Dead Man Walking Introduction

Dead Man Walking is about how you shouldn't kill people.

That seems fairly straightforward, right? "Thou shalt not kill" is one of the Ten Commandments; every state, and every country, and every moral or political philosopher, agrees that murder is wrong. "Don't kill" seems like a universal baseline for morality.

So everyone agrees. Close the book, go home, be happy, and commit sins lesser than murder, like eating double-stuff Oreos or watching Seinfeld. All is well. Right?

Well, not exactly right. Because if you start thinking about it, the whole not-killing-people thing starts to get a little tricky. Yes, don't kill—but what about during wars? And what if someone does commit murder? What should the punishment be? If we all agree that murder is super-wrong, then it seems like murder requires a super-punishment—like, maybe, death? If killing is wrong, does that mean it's right to kill killers? Or does that mean that any killing, even if it's done by the state, is wrong?

Dead Man Walking thinks that the answer to that last question is "yes": any and all killing is wrong. "Kings and Popes and military generals and heads of state have killed, claiming God's authority and God's blessing. I do not believe in such a God," Sister Prejean writes (1.116).

Well, then, what do you do about people who murder? Sister Prejean's on that: "In an ideal world, there would be no need for retribution. But in real societies, punishing the guilty is as integral to the function of law as exonerating the innocent and preventing crime" (7.6). In other words, there needs to be some kind of punishment for murder, but the issue of killing a killer presents a contradiction that both death-penalty supporters and opponents have to wrestle with.

Prejean's personal efforts to wrestle with these issues have resonated with a lot of people. Her book became a bestseller when it was published in 1993, and it inspired a high-profile 1995 film starring Susan Sarandon as Prejean and Sean Penn as a Death Row inmate. The book was also adapted into an opera in 2000 and a play in 2002; the play was written by actor Tim Robbins, who also wrote the screenplay for the movie.

Sister Helen Prejean continues to work for death penalty abolition. In 2004, she wrote a book called The Death of Innocents about two men she believes were wrongly executed. As she says in the twentieth-anniversary edition of her book, "The fire in my soul still burns bright, and I know, with God's good grace, until my dying breath, that I'm going to work to put government killing machines in museums behind blue velvet ropes where they belong."

Preach, sister.

 

What is Dead Man Walking About and Why Should I Care?

Twenty years ago, when Dead Man Walking was first published, people cared about it because the death penalty was a controversial issue. Some people supported capital punishment, and it was legal in some states. Some people didn't support it, and it was illegal in some states. Those for and against tried to convince each other. Sometimes a legal death penalty state would switch to banning the practice, and sometimes the opposite would happen. Folks argued about it; politicians argued about it; everyone argued about it; so everybody cared.

But now we all agree on death penalty policy, so the book is no longer relevant.

…Yeah, no.
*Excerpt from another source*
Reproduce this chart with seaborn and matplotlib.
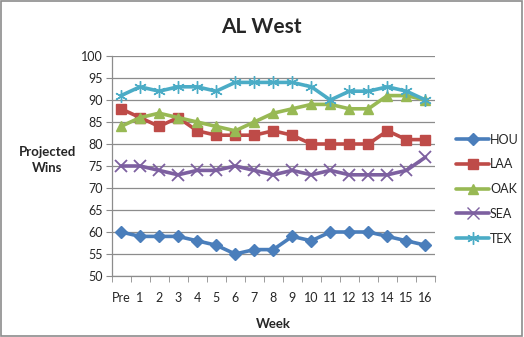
import matplotlib
matplotlib.use("Agg")
import matplotlib.pyplot as plt
import seaborn as sns
import pandas as pd
from matplotlib.patches import Rectangle
from matplotlib.lines import Line2D

weeks = ["Pre", "1", "2", "3", "4", "5", "6", "7", "8", "9", "10", "11", "12", "13", "14", "15", "16"]
hou = [60, 59, 59, 59, 58, 57, 55, 56, 56, 59, 58, 60, 60, 60, 59, 58, 57]
laa = [88, 86, 84, 86, 83, 82, 82, 82, 83, 82, 80, 80, 80, 80, 83, 81, 81]
oak = [84, 86, 87, 86, 85, 84, 83, 85, 87, 88, 89, 89, 88, 88, 91, 91, 90]
sea = [75, 75, 74, 73, 74, 74, 75, 74, 73, 74, 73, 74, 73, 73, 73, 74, 77]
tex = [91, 93, 92, 93, 93, 92, 94, 94, 94, 94, 93, 90, 92, 92, 93, 92, 90]
teams = ["HOU", "LAA", "OAK", "SEA", "TEX"]
series = [hou, laa, oak, sea, tex]
colors = ["#4A7EBB", "#BE4B48", "#98B954", "#7D60A0", "#4BACC6"]
markers = ["D", "s", "^", "x", (6, 2, 0)]
msizes = [6, 7, 7, 8, 9]

sns.set_style("white")
plt.rcParams["font.family"] = ["Lato", "DejaVu Sans"]

rows = []
for t, vals in zip(teams, series):
    for i, v in enumerate(vals):
        rows.append({"team": t, "idx": i, "wins": v})
df = pd.DataFrame(rows)

fig = plt.figure(figsize=(5.24, 3.37), dpi=100)
ax = fig.add_axes([111.5 / 524, (337 - 276) / 337, (435 - 111.5) / 524, (276 - 56) / 337])

for t, c, m, ms in zip(teams, colors, markers, msizes):
    sub = df[df["team"] == t]
    mew = 1.0 if t != "SEA" else 1.3
    sns.lineplot(data=sub, x="idx", y="wins", ax=ax, color=c, linewidth=2.6,
                 marker=m, markersize=ms, markeredgecolor=c, markeredgewidth=mew,
                 markerfacecolor=c, legend=False, zorder=3)

ax.set_xlim(-0.5, len(weeks) - 0.5)
ax.set_ylim(50, 100)
ax.set_yticks(range(50, 101, 5))
ax.set_xticks(range(len(weeks)))
ax.set_xticklabels(weeks)
ax.grid(axis="y", color="#8c8c8c", linewidth=0.9)
ax.set_axisbelow(True)
for s in ["top", "right"]:
    ax.spines[s].set_visible(False)
for s in ["left", "bottom"]:
    ax.spines[s].set_color("#8c8c8c")
    ax.spines[s].set_linewidth(0.9)
ax.tick_params(axis="y", left=True, length=4, color="#8c8c8c", labelsize=9, pad=2)
ax.tick_params(axis="x", bottom=False, labelsize=9, pad=8)
# minor ticks at category boundaries
ax.set_xticks([i - 0.5 for i in range(len(weeks) + 1)], minor=True)
ax.tick_params(axis="x", which="minor", bottom=True, length=4, color="#8c8c8c")

ax.set_xlabel("Week", fontsize=9.5, fontweight="bold", labelpad=10)
ax.set_ylabel("")
fig.text(47 / 524, 1 - 160 / 337, "Projected\nWins", ha="center", va="center",
         fontsize=9.5, fontweight="bold", linespacing=1.3)
fig.text(261 / 524, 1 - 27 / 337, "AL West", ha="center", va="center",
         fontsize=15, fontweight="bold")

handles = [Line2D([0], [0], color=c, linewidth=2.6, marker=m, markersize=ms,
                  markeredgecolor=c, markerfacecolor=c) for c, m, ms in zip(colors, markers, msizes)]
fig.legend(handles, teams, loc="center left", bbox_to_anchor=(450 / 524, 1 - 189 / 337),
           frameon=False, fontsize=9, handlelength=2.6, labelspacing=1.02, handletextpad=0.1,
           borderpad=0)

fig.patches.append(Rectangle((0.002, 0.003), 0.995, 0.994, transform=fig.transFigure,
                             fill=False, edgecolor="#8c8c8c", linewidth=1.2))

fig.savefig("out.png", dpi=100)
This issue is every bit contentious as it always ways—maybe even more contentious now that several states have been botching executions. Two decades after Prejean published her book, America is still torn, conflicted, indecisive, and argumentative about the death penalty. There has been some movement away from it in some states. For example, in 2011, Illinois banned the death penalty after an 11-year moratorium, originally imposed because of fears that the death penalty system was so flawed that innocent people were being executed.

But at the same time, the Supreme Court still maintains that the death penalty is constitutional, meaning that it does not violate the prohibition on "cruel and unusual punishment" in the Eighth Amendment. Thirty-two states continue to use the death penalty, including Louisiana, where Prejean's book is set.

News flash: if you live in a death-penalty state, your tax dollars go to kill people. If you don't live in a death-penalty state, then life imprisonment is the most extreme punishment possible for murder. Prejean's idea, though, is that no matter where you live, the death penalty is a basic issue of human rights. If killing is happening anywhere, she believes, then it deserves attention. After all, you never know when you yourself might be a target—innocent or not.